◆ **WHAT YOU WILL DO**: Skip all pictures. Write out the data below from its first line through the line that contains "BIN_WIDTH = 0.25".
= = = =
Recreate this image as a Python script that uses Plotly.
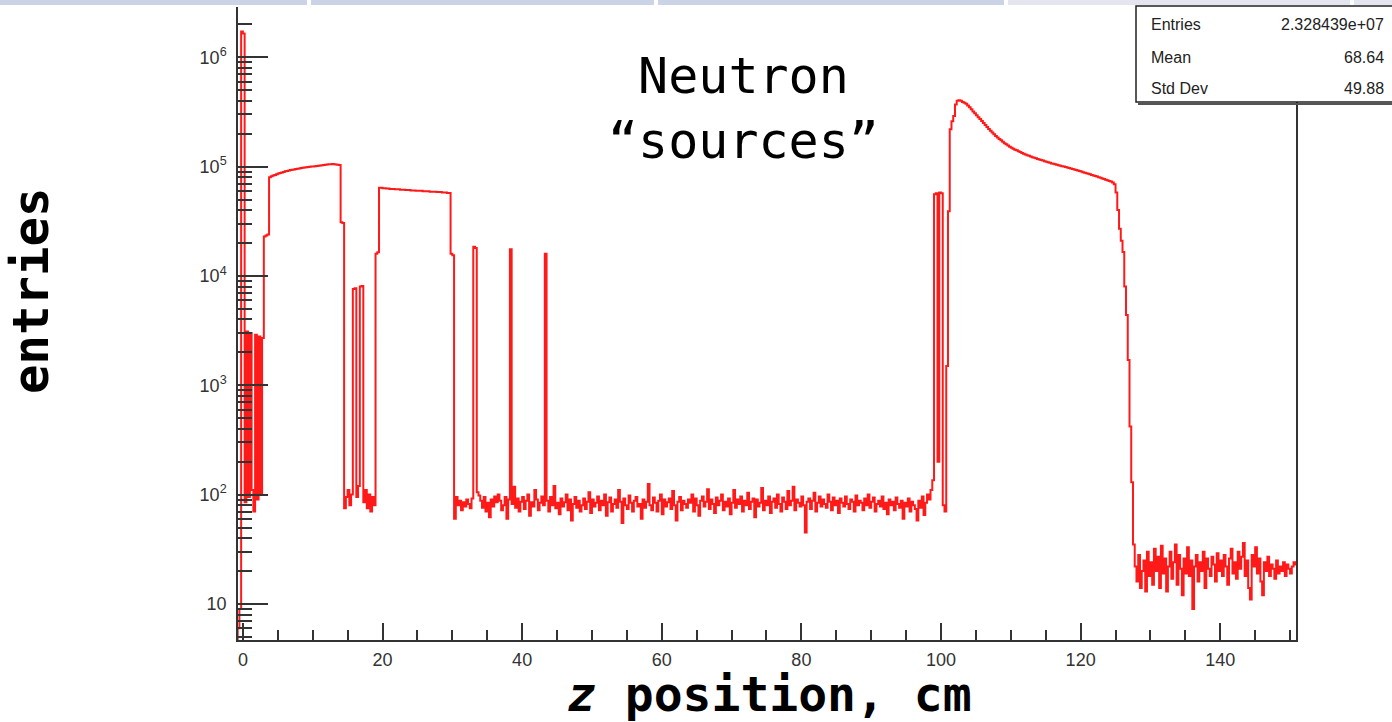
import plotly.graph_objects as go

# ---------------- data (bin contents, 0.25 cm bins starting at -0.75 cm) ----------------
BIN_START = -0.75
BIN_WIDTH = 0.25

seg_left = [6, 9, 1720000]
seg_near_zero = [1650000, 85, 3100, 95, 3000, 110, 70, 2900, 90, 2800, 100, 2700]
seg_step_a = [23000, 23500, 24000]
seg_plateau_a = [80000, 81500, 83000, 84000, 85000, 86500, 87500, 88500, 89500, 90500,
                 91000, 92000, 93000, 93500, 94000, 95000, 95500, 96000, 97000, 97500,
                 98000, 98500, 99000, 99500, 100000, 100500, 101000, 101500, 102000, 102500,
                 103000, 103500, 104000, 104500, 105000, 105000, 105500, 105000, 104500, 104000,
                 103500]
seg_step_b = [31000, 30500]
seg_noise_a = [75, 95, 110, 80, 100]
seg_spikes_a = [7600, 7700, 95, 120, 8000, 8100]
seg_noise_b = [85, 110, 75, 100, 70, 95, 80]
seg_step_c = [16000, 16500]
seg_plateau_b = [64000, 64000, 63500, 63500, 63000, 63000, 62500, 62500, 62500, 62000,
                 62000, 62000, 61500, 61500, 61500, 61000, 61000, 61000, 60500, 60500,
                 60500, 60000, 60000, 60000, 60000, 59500, 59500, 59500, 59500, 59000,
                 59000, 59000, 59000, 58500, 58500, 58500, 58000, 58000, 58000, 57500,
                 57500]
seg_step_d = [16000, 15500]
seg_noise_c = [60, 95, 80, 88, 72, 85, 78, 90, 82, 75, 92]
seg_spike_1 = [18500, 18000]
seg_noise_d = [105, 98, 88, 76, 95, 70, 84, 62, 90, 78, 96, 85, 100, 88, 72, 80, 95, 60, 90]
seg_spike_2 = [17500]
seg_noise_e = [82, 118, 76, 92, 70, 86, 95, 74, 88, 100, 64, 85, 78, 110, 90, 72, 84, 96, 80]
seg_spike_3 = [16000]
seg_noise_f = [88, 70, 95, 80, 120, 75, 84, 66, 92, 78,
               85, 100, 72, 90, 58, 82, 95, 76, 88, 70,
               80, 92, 74, 86, 105, 68, 90, 78, 84, 96,
               72, 88, 80, 100, 64, 85, 94, 70, 82, 90,
               76, 110, 86, 55, 92, 80, 74, 98, 84, 70,
               88, 95, 78, 82, 60, 90, 76, 86, 125, 80,
               72, 94, 84, 70, 88, 100, 66, 90, 78, 85,
               92, 74, 108, 80, 58, 86, 95, 72, 88, 82,
               76, 90, 84, 100, 70, 92, 80, 64, 88, 96,
               78, 86, 112, 74, 90, 82, 68, 94, 80, 88,
               100, 72, 86, 78, 92, 66, 84, 110, 76, 90,
               82, 96, 70, 88, 80, 104, 74, 86, 92, 62,
               90, 78, 84, 115, 72, 88, 80, 96, 68, 86,
               92, 76, 100, 82, 70, 94, 86, 74, 108, 80,
               88, 118, 72, 90, 84, 78, 96, 80, 45, 86,
               92, 74, 88, 104, 70, 84, 96, 78, 90, 82,
               76, 100, 86, 72, 94, 80, 88, 68, 92, 84,
               78, 96, 82, 74, 90, 86, 70, 98, 80, 88,
               84, 72, 92, 80, 100, 76, 86, 94, 70, 82,
               88, 78, 96, 74, 84, 66, 90, 80, 86, 72,
               94, 82, 76, 88, 60, 84, 78, 92, 70, 86,
               80, 74, 58, 88, 76, 96, 65, 84, 100, 90,
               110, 135]
seg_spikes_b = [56000, 57000, 200, 58000, 57000]
seg_rise = [80, 70, 1500, 39000, 220000, 260000, 290000, 370000, 400000, 405000, 400000]
seg_decline = [390000, 383000, 375000, 362000, 350000, 335000, 320000, 307000,
               295000, 283000, 272000, 261000, 250000, 240000, 230000, 221000,
               213000, 205000, 198000, 191000, 185000, 179000, 174000, 169000,
               164000, 160000, 156000, 152000, 149000, 146000, 143000, 141000,
               138000, 136000, 133000, 131000, 129000, 127000, 125500, 123500,
               122000, 120500, 119000, 117500, 116000, 115000, 113500, 112000,
               111000, 109500, 108500, 107000, 106000, 105000, 104000, 103000,
               102000, 101000, 100000, 99000, 98000, 97000, 96000, 95000,
               94000, 93000, 92000, 91000, 90000, 89000, 88000, 87000,
               86000, 85000, 84000, 83000, 82000, 81000, 80000, 79000,
               78000, 77000, 76000, 75000, 74000, 73000, 71500, 69000]
seg_drop = [58000, 40000, 27000, 21000, 16600, 8000, 4400, 1700, 420, 130, 35]
seg_noise_g = [22, 16, 28, 14, 20, 25, 13, 30, 18, 24,
               15, 32, 20, 27, 14, 34, 19, 26, 13, 22,
               30, 17, 24, 35, 15, 28, 21, 12, 26, 19,
               33, 18, 25, 9, 22, 28, 16, 24, 20, 30,
               14, 26, 21, 18, 27, 23, 16, 29, 20, 25,
               18, 28, 22, 15, 26, 32, 19, 24, 17, 30,
               21, 27, 36, 18, 25, 14, 11, 28, 22, 33,
               19, 26, 16, 12, 24, 20, 27, 18, 23, 21,
               17, 25, 19, 22, 20, 24, 18, 23, 21, 19,
               22, 24, 23]

x_tick_vals = [0, 20, 40, 60, 80, 100, 120, 140]
y_tick_vals = [10, 100, 1000, 10000, 100000, 1000000]
y_tick_text = ["10", "10<sup>2</sup>", "10<sup>3</sup>", "10<sup>4</sup>", "10<sup>5</sup>", "10<sup>6</sup>"]

stats_labels = ["Entries", "Mean", "Std Dev"]
stats_values = ["2.328439e+07", "68.64", "49.88"]

# ---------------- build histogram ----------------
counts = (seg_left + seg_near_zero + seg_step_a + seg_plateau_a + seg_step_b + seg_noise_a
          + seg_spikes_a + seg_noise_b + seg_step_c + seg_plateau_b + seg_step_d + seg_noise_c
          + seg_spike_1 + seg_noise_d + seg_spike_2 + seg_noise_e + seg_spike_3 + seg_noise_f
          + seg_spikes_b + seg_rise + seg_decline + seg_drop + seg_noise_g)
assert len(counts) == 607, len(counts)

edges = [BIN_START + BIN_WIDTH * i for i in range(len(counts) + 1)]
xs = [edges[0]] + edges
ys = [0.5] + counts + [counts[-1]]

fig = go.Figure()
fig.add_trace(go.Scatter(x=xs, y=ys, mode="lines", line=dict(color="#ff1a1a", width=2, shape="hv"),
                         hoverinfo="skip"))

# ---------------- layout geometry (pixels) ----------------
W, H = 1392, 722
L, R, T, B = 238, 1296, 7, 640
pw, ph = R - L, B - T


def px(xp):
    return (xp - L) / pw


def py(yp):
    return 1 - (yp - T) / ph


axis_col = "#333333"
tick_font = dict(family="Liberation Sans, Arial, sans-serif", size=18, color="#333333")

minor_y = []
for dec in [1, 10, 100, 1000, 10000, 100000, 1000000]:
    for m in range(2, 10):
        minor_y.append(m * dec)

fig.update_layout(
    width=W, height=H, autosize=False,
    margin=dict(l=L, r=W - R, t=T, b=H - B, pad=0),
    paper_bgcolor="white", plot_bgcolor="white", showlegend=False,
    xaxis=dict(range=[-0.7, 150.85], tickmode="array", tickvals=x_tick_vals,
               ticks="inside", ticklen=17, tickwidth=1.5, tickcolor=axis_col,
               showline=True, linecolor=axis_col, linewidth=1.5, showgrid=False, zeroline=False,
               tickfont=tick_font, ticklabelstandoff=3,
               minor=dict(dtick=5, tick0=0, ticks="inside", ticklen=10, tickwidth=1.5,
                          tickcolor=axis_col, showgrid=False)),
    yaxis=dict(type="log", range=[0.67, 6.46], tickmode="array", tickvals=y_tick_vals,
               ticktext=y_tick_text, ticks="inside", ticklen=30, tickwidth=1.5, tickcolor=axis_col,
               showline=True, mirror=True, linecolor=axis_col, linewidth=1.5,
               showgrid=False, zeroline=False, tickfont=tick_font, ticklabelstandoff=6,
               minor=dict(tickmode="array", tickvals=minor_y, ticks="inside", ticklen=14,
                          tickwidth=1.5, tickcolor=axis_col, showgrid=False)),
)

shapes = []
# top UI strip
strip = [(0, 307, "#cbd3e6"), (311, 654, "#cbd3e6"), (658, 1004, "#cbd3e6"),
         (1008, 1350, "#e3e6ee"), (1354, 1392, "#e3e6ee")]
for a, b, c in strip:
    shapes.append(dict(type="rect", xref="paper", yref="paper", x0=px(a), x1=px(b),
                       y0=py(5), y1=py(0), fillcolor=c, line=dict(width=0), layer="above"))
# stats box (with shadow)
shapes.append(dict(type="rect", xref="paper", yref="paper", x0=px(1138), x1=px(1400),
                   y0=py(104), y1=py(104), line=dict(color="#555", width=2), layer="above"))
shapes.append(dict(type="rect", xref="paper", yref="paper", x0=px(1136), x1=px(1400),
                   y0=py(102), y1=py(6), fillcolor="white", line=dict(color="#222", width=1.5),
                   layer="above"))
fig.update_layout(shapes=shapes)

ann = []
stat_font = dict(family="Liberation Sans, Arial, sans-serif", size=16, color="#222")
for i, (lab, val) in enumerate(zip(stats_labels, stats_values)):
    yy = [25, 57, 89][i]
    ann.append(dict(xref="paper", yref="paper", x=px(1149), y=py(yy), text=lab, showarrow=False,
                    xanchor="left", yanchor="middle", font=stat_font))
    ann.append(dict(xref="paper", yref="paper", x=px(1386), y=py(yy), text=val, showarrow=False,
                    xanchor="right", yanchor="middle", font=stat_font))

mono = "DejaVu Sans Mono, monospace"
ann.append(dict(xref="paper", yref="paper", x=px(743), y=py(108),
                text="Neutron<br>\u201csources\u201d", showarrow=False, xanchor="center",
                yanchor="middle", align="center", font=dict(family=mono, size=50, color="black")))
ann.append(dict(xref="paper", yref="paper", x=px(31), y=py(291), text="<b>entries</b>",
                textangle=-90, showarrow=False, xanchor="center", yanchor="middle",
                font=dict(family=mono, size=49, color="black")))
ann.append(dict(xref="paper", yref="paper", x=px(769), y=py(694),
                text="<b><i>z</i> position, cm</b>", showarrow=False, xanchor="center",
                yanchor="middle", font=dict(family=mono, size=48, color="black")))
fig.update_layout(annotations=ann)

fig.write_html("out.html", config={"displayModeBar": False},
               post_script="document.body.style.margin='0px';document.body.style.overflow='hidden';")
= = = =
◆ **COMPLETE ANSWER**:
Recreate this image as a Python script that uses Plotly.
import plotly.graph_objects as go

# ---------------- data (bin contents, 0.25 cm bins starting at -0.75 cm) ----------------
BIN_START = -0.75
BIN_WIDTH = 0.25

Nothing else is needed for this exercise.